[Source excerpt]:
■ ■ ■ ■ ■
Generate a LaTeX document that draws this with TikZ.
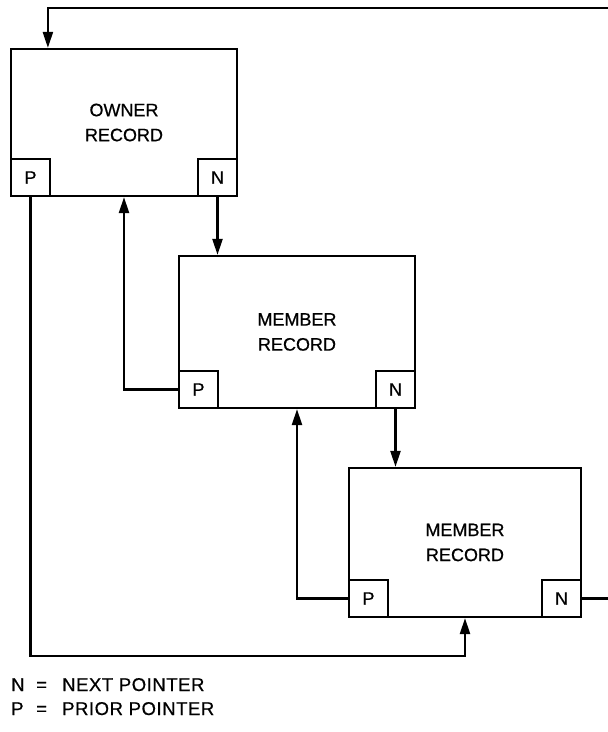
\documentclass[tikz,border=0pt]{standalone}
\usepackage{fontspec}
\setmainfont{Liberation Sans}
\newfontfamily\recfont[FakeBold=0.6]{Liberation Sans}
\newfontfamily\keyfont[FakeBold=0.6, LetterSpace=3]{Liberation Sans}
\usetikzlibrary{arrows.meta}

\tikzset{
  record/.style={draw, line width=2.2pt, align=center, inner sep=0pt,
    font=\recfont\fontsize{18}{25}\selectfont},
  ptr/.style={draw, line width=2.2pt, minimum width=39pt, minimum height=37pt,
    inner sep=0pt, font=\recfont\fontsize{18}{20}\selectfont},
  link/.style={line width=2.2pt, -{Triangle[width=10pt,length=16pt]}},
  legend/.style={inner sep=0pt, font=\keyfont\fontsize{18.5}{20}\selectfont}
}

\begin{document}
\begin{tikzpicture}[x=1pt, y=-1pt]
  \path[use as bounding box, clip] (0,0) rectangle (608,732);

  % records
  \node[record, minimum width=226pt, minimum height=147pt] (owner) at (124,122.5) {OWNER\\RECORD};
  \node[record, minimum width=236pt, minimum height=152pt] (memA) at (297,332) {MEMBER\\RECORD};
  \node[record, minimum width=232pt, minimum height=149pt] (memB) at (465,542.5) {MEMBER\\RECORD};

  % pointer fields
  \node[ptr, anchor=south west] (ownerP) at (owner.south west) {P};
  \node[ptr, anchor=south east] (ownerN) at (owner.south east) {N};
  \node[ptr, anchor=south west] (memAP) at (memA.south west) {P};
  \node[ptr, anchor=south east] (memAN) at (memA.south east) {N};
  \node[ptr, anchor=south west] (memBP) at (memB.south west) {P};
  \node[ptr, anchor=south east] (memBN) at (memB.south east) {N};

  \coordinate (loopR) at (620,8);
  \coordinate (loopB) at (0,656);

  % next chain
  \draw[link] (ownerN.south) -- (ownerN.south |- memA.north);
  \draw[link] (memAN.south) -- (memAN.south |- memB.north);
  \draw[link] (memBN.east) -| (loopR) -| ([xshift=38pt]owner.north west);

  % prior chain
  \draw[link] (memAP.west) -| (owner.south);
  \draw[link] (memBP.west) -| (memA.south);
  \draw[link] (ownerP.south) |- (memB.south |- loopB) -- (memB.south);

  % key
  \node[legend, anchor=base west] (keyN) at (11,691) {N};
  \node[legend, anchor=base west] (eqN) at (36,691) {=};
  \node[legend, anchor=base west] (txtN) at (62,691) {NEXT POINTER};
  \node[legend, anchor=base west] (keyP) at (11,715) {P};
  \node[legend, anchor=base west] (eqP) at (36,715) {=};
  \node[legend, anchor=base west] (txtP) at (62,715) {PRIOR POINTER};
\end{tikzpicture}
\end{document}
■ ■ ■ ■ ■
[Goal]:
Leave the pictures out and reproduce exactly the lines from the top of the listing above through the line with "(loopB) at (0,656);".

[The answer]:
Generate a LaTeX document that draws this with TikZ.
\documentclass[tikz,border=0pt]{standalone}
\usepackage{fontspec}
\setmainfont{Liberation Sans}
\newfontfamily\recfont[FakeBold=0.6]{Liberation Sans}
\newfontfamily\keyfont[FakeBold=0.6, LetterSpace=3]{Liberation Sans}
\usetikzlibrary{arrows.meta}

\tikzset{
  record/.style={draw, line width=2.2pt, align=center, inner sep=0pt,
    font=\recfont\fontsize{18}{25}\selectfont},
  ptr/.style={draw, line width=2.2pt, minimum width=39pt, minimum height=37pt,
    inner sep=0pt, font=\recfont\fontsize{18}{20}\selectfont},
  link/.style={line width=2.2pt, -{Triangle[width=10pt,length=16pt]}},
  legend/.style={inner sep=0pt, font=\keyfont\fontsize{18.5}{20}\selectfont}
}

\begin{document}
\begin{tikzpicture}[x=1pt, y=-1pt]
  \path[use as bounding box, clip] (0,0) rectangle (608,732);

  % records
  \node[record, minimum width=226pt, minimum height=147pt] (owner) at (124,122.5) {OWNER\\RECORD};
  \node[record, minimum width=236pt, minimum height=152pt] (memA) at (297,332) {MEMBER\\RECORD};
  \node[record, minimum width=232pt, minimum height=149pt] (memB) at (465,542.5) {MEMBER\\RECORD};

  % pointer fields
  \node[ptr, anchor=south west] (ownerP) at (owner.south west) {P};
  \node[ptr, anchor=south east] (ownerN) at (owner.south east) {N};
  \node[ptr, anchor=south west] (memAP) at (memA.south west) {P};
  \node[ptr, anchor=south east] (memAN) at (memA.south east) {N};
  \node[ptr, anchor=south west] (memBP) at (memB.south west) {P};
  \node[ptr, anchor=south east] (memBN) at (memB.south east) {N};

  \coordinate (loopR) at (620,8);
  \coordinate (loopB) at (0,656);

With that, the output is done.